## Set problem
Select the lines of the records containing the word "code" and list them.

## Available data
--------------------------------

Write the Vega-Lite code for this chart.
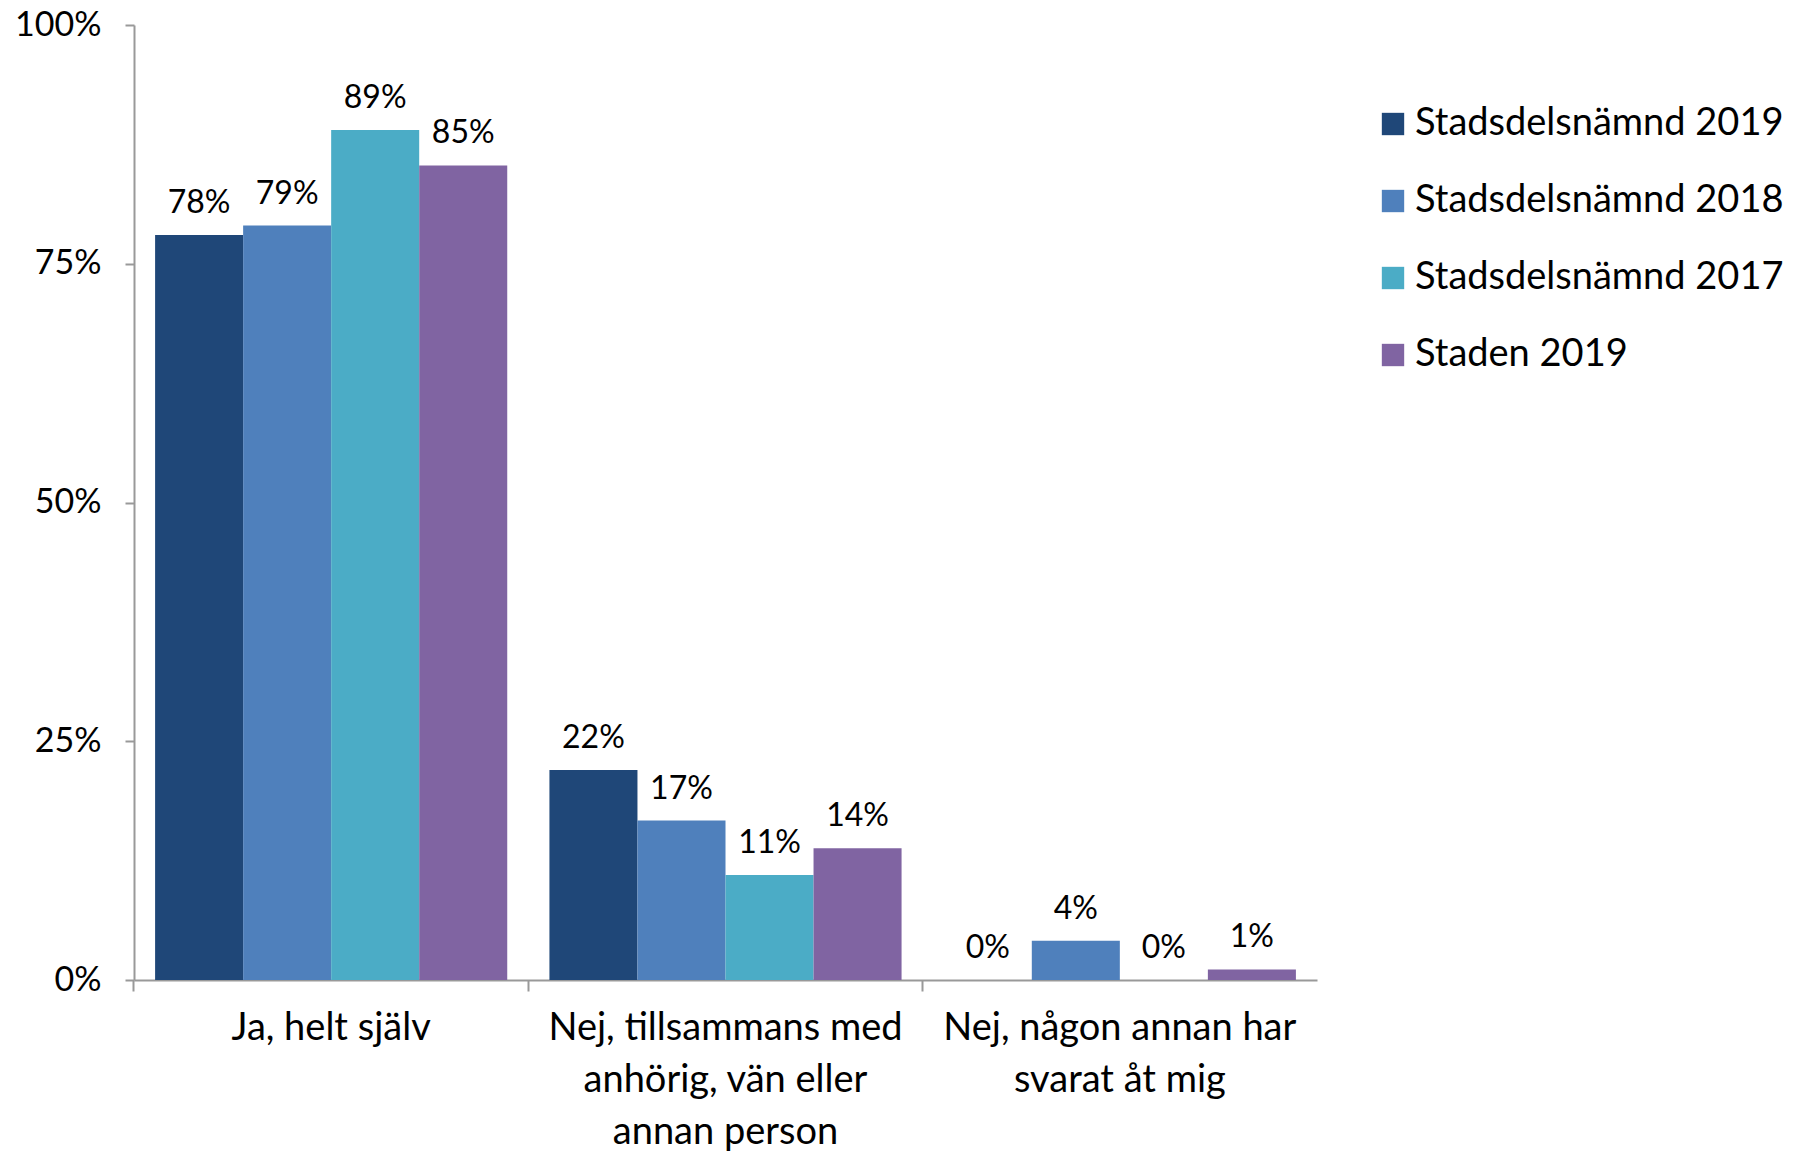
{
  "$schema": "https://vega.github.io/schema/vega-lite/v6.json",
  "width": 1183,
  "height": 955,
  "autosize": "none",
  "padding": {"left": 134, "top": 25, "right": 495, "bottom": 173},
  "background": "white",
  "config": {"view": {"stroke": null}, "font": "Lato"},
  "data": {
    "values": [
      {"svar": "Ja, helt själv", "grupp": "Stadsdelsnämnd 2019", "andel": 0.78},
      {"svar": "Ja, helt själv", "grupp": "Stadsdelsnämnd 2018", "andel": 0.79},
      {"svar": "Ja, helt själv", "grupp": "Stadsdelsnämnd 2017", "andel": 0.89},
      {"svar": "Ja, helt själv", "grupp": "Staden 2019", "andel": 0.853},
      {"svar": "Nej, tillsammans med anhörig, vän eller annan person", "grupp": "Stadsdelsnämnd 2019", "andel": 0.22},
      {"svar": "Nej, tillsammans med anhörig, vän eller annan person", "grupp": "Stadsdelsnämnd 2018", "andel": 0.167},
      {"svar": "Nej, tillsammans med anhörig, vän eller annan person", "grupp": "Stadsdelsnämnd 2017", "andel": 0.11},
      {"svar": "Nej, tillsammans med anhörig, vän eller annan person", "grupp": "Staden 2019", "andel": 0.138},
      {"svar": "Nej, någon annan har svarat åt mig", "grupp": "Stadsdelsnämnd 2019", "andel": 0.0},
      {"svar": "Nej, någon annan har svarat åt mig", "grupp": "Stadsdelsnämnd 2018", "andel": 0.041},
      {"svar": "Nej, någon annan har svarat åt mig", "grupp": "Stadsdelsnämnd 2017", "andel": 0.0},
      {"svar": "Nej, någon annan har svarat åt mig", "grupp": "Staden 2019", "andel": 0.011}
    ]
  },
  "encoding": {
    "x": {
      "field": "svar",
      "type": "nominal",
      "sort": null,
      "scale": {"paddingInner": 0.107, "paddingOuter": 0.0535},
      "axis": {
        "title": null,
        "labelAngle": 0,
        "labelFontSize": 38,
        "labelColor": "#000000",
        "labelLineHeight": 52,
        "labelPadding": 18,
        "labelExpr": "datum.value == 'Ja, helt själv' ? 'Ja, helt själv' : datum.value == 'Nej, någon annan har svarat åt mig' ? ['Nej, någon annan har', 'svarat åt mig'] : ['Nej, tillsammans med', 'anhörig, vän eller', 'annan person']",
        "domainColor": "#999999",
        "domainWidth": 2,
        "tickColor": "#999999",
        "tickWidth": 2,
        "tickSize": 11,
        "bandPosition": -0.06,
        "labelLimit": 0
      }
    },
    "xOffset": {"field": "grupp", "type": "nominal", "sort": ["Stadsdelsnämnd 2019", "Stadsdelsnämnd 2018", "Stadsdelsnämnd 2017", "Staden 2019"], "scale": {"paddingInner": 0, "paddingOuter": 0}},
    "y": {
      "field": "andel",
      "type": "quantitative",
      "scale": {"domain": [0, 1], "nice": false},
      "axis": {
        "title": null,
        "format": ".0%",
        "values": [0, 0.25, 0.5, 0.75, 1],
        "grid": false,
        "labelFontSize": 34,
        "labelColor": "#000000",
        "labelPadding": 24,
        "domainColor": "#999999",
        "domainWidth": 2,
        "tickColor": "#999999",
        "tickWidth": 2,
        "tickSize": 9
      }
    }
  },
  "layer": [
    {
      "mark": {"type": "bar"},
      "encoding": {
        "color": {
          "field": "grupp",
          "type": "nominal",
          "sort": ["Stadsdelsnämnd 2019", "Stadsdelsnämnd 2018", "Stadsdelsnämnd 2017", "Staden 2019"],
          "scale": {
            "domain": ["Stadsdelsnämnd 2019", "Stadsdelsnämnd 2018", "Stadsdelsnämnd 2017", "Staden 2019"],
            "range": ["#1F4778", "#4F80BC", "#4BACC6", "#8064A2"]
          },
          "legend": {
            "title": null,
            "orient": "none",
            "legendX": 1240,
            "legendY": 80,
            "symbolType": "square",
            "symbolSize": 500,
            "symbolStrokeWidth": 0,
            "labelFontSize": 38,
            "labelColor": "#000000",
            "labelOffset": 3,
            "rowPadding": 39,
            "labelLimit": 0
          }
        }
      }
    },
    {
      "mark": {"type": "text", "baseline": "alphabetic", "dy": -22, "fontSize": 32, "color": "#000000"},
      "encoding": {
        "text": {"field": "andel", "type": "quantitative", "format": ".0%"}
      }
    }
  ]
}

--------------------------------

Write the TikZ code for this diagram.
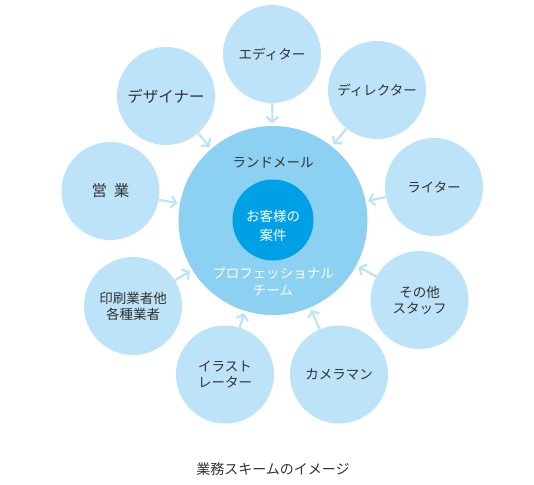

--------------------------------

## Solution
Write the Vega-Lite code for this chart.
Write the TikZ code for this diagram.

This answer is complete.